_Required task_:
Retype the whole listing verbatim and keep the pictures out of it.

┄┄┄┄┄┄┄┄┄┄

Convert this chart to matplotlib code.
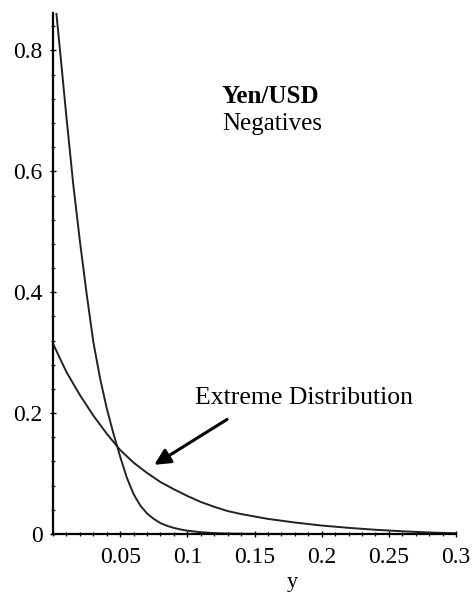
import matplotlib
matplotlib.use("Agg")
import matplotlib.pyplot as plt
from matplotlib.ticker import MultipleLocator, FixedLocator

plt.rcParams['font.family'] = ['Liberation Serif', 'DejaVu Serif']

# Steep (empirical) density curve
c1_x = [0.0025, 0.005, 0.010, 0.015, 0.020, 0.025, 0.030, 0.035, 0.040, 0.045,
        0.050, 0.055, 0.060, 0.065, 0.070, 0.075, 0.080, 0.085, 0.090, 0.095,
        0.100, 0.110, 0.120, 0.130, 0.150, 0.200, 0.300]
c1_y = [0.862, 0.805, 0.690, 0.580, 0.485, 0.398, 0.318, 0.258, 0.208, 0.166,
        0.128, 0.093, 0.066, 0.047, 0.034, 0.025, 0.018, 0.0135, 0.0100, 0.0075,
        0.0055, 0.0030, 0.0015, 0.0007, 0.0002, 0.0, 0.0]

# Extreme distribution curve
c2_x = [0.0, 0.01, 0.02, 0.03, 0.04, 0.05, 0.06, 0.07, 0.08, 0.09, 0.10, 0.11,
        0.12, 0.13, 0.14, 0.15, 0.16, 0.18, 0.20, 0.22, 0.24, 0.26, 0.28, 0.30]
c2_y = [0.315, 0.268, 0.230, 0.196, 0.166, 0.139, 0.118, 0.101, 0.086, 0.074,
        0.063, 0.053, 0.045, 0.038, 0.033, 0.029, 0.025, 0.019, 0.014, 0.0102,
        0.0070, 0.0045, 0.0025, 0.0012]

x_ticks = [0.05, 0.1, 0.15, 0.2, 0.25, 0.3]
x_tick_labels = ["0.05", "0.1", "0.15", "0.2", "0.25", "0.3"]
y_ticks = [0, 0.2, 0.4, 0.6, 0.8]
y_tick_labels = ["0", "0.2", "0.4", "0.6", "0.8"]

fig = plt.figure(figsize=(4.76, 5.97), dpi=100)
ax = fig.add_axes([53/476, 1-534/597, (456-53)/476, (534-13)/597])

ax.plot(c1_x, c1_y, color='#222222', lw=1.4, solid_capstyle='round', solid_joinstyle='round')
ax.plot(c2_x, c2_y, color='#222222', lw=1.4, solid_capstyle='round', solid_joinstyle='round')

ax.set_xlim(0, 0.3)
ax.set_ylim(0, 0.862)

for s in ['top', 'right']:
    ax.spines[s].set_visible(False)
for s in ['left', 'bottom']:
    ax.spines[s].set_linewidth(1.6)
    ax.spines[s].set_color('black')

ax.xaxis.set_major_locator(FixedLocator(x_ticks))
ax.set_xticklabels(x_tick_labels)
ax.yaxis.set_major_locator(FixedLocator(y_ticks))
ax.set_yticklabels(y_tick_labels)
ax.xaxis.set_minor_locator(MultipleLocator(0.01))
ax.yaxis.set_minor_locator(MultipleLocator(0.04))

ax.tick_params(axis='both', which='major', direction='inout', length=5, width=1.0,
               labelsize=17, color='black')
ax.tick_params(axis='both', which='minor', direction='inout', length=3, width=0.9,
               color='black')
ax.tick_params(axis='x', which='major', pad=7)
ax.tick_params(axis='y', which='major', pad=5)

ax.set_xlabel('y', fontsize=16, va='center')
ax.xaxis.set_label_coords((292 - 53) / 403, -(582 - 534) / 521)

ax.text(0.1257, 0.713, 'Yen/USD', fontsize=18, fontweight='bold', ha='left', va='baseline')
ax.text(0.1257, 0.668, 'Negatives', fontsize=18, ha='left', va='baseline')
ax.text(0.187, 0.215, 'Extreme Distribution', fontsize=18.5, ha='center', va='baseline')

ax.annotate('', xy=(0.0754, 0.1145), xytext=(0.1296, 0.1896),
            arrowprops=dict(arrowstyle='-|>', color='black', lw=2.2,
                            mutation_scale=24, shrinkA=0, shrinkB=0))

fig.savefig('out.png', dpi=100)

┄┄┄┄┄┄┄┄┄┄

_Result_:
Convert this chart to matplotlib code.
import matplotlib
matplotlib.use("Agg")
import matplotlib.pyplot as plt
from matplotlib.ticker import MultipleLocator, FixedLocator

plt.rcParams['font.family'] = ['Liberation Serif', 'DejaVu Serif']

# Steep (empirical) density curve
c1_x = [0.0025, 0.005, 0.010, 0.015, 0.020, 0.025, 0.030, 0.035, 0.040, 0.045,
        0.050, 0.055, 0.060, 0.065, 0.070, 0.075, 0.080, 0.085, 0.090, 0.095,
        0.100, 0.110, 0.120, 0.130, 0.150, 0.200, 0.300]
c1_y = [0.862, 0.805, 0.690, 0.580, 0.485, 0.398, 0.318, 0.258, 0.208, 0.166,
        0.128, 0.093, 0.066, 0.047, 0.034, 0.025, 0.018, 0.0135, 0.0100, 0.0075,
        0.0055, 0.0030, 0.0015, 0.0007, 0.0002, 0.0, 0.0]

# Extreme distribution curve
c2_x = [0.0, 0.01, 0.02, 0.03, 0.04, 0.05, 0.06, 0.07, 0.08, 0.09, 0.10, 0.11,
        0.12, 0.13, 0.14, 0.15, 0.16, 0.18, 0.20, 0.22, 0.24, 0.26, 0.28, 0.30]
c2_y = [0.315, 0.268, 0.230, 0.196, 0.166, 0.139, 0.118, 0.101, 0.086, 0.074,
        0.063, 0.053, 0.045, 0.038, 0.033, 0.029, 0.025, 0.019, 0.014, 0.0102,
        0.0070, 0.0045, 0.0025, 0.0012]

x_ticks = [0.05, 0.1, 0.15, 0.2, 0.25, 0.3]
x_tick_labels = ["0.05", "0.1", "0.15", "0.2", "0.25", "0.3"]
y_ticks = [0, 0.2, 0.4, 0.6, 0.8]
y_tick_labels = ["0", "0.2", "0.4", "0.6", "0.8"]

fig = plt.figure(figsize=(4.76, 5.97), dpi=100)
ax = fig.add_axes([53/476, 1-534/597, (456-53)/476, (534-13)/597])

ax.plot(c1_x, c1_y, color='#222222', lw=1.4, solid_capstyle='round', solid_joinstyle='round')
ax.plot(c2_x, c2_y, color='#222222', lw=1.4, solid_capstyle='round', solid_joinstyle='round')

ax.set_xlim(0, 0.3)
ax.set_ylim(0, 0.862)

for s in ['top', 'right']:
    ax.spines[s].set_visible(False)
for s in ['left', 'bottom']:
    ax.spines[s].set_linewidth(1.6)
    ax.spines[s].set_color('black')

ax.xaxis.set_major_locator(FixedLocator(x_ticks))
ax.set_xticklabels(x_tick_labels)
ax.yaxis.set_major_locator(FixedLocator(y_ticks))
ax.set_yticklabels(y_tick_labels)
ax.xaxis.set_minor_locator(MultipleLocator(0.01))
ax.yaxis.set_minor_locator(MultipleLocator(0.04))

ax.tick_params(axis='both', which='major', direction='inout', length=5, width=1.0,
               labelsize=17, color='black')
ax.tick_params(axis='both', which='minor', direction='inout', length=3, width=0.9,
               color='black')
ax.tick_params(axis='x', which='major', pad=7)
ax.tick_params(axis='y', which='major', pad=5)

ax.set_xlabel('y', fontsize=16, va='center')
ax.xaxis.set_label_coords((292 - 53) / 403, -(582 - 534) / 521)

ax.text(0.1257, 0.713, 'Yen/USD', fontsize=18, fontweight='bold', ha='left', va='baseline')
ax.text(0.1257, 0.668, 'Negatives', fontsize=18, ha='left', va='baseline')
ax.text(0.187, 0.215, 'Extreme Distribution', fontsize=18.5, ha='center', va='baseline')

ax.annotate('', xy=(0.0754, 0.1145), xytext=(0.1296, 0.1896),
            arrowprops=dict(arrowstyle='-|>', color='black', lw=2.2,
                            mutation_scale=24, shrinkA=0, shrinkB=0))

fig.savefig('out.png', dpi=100)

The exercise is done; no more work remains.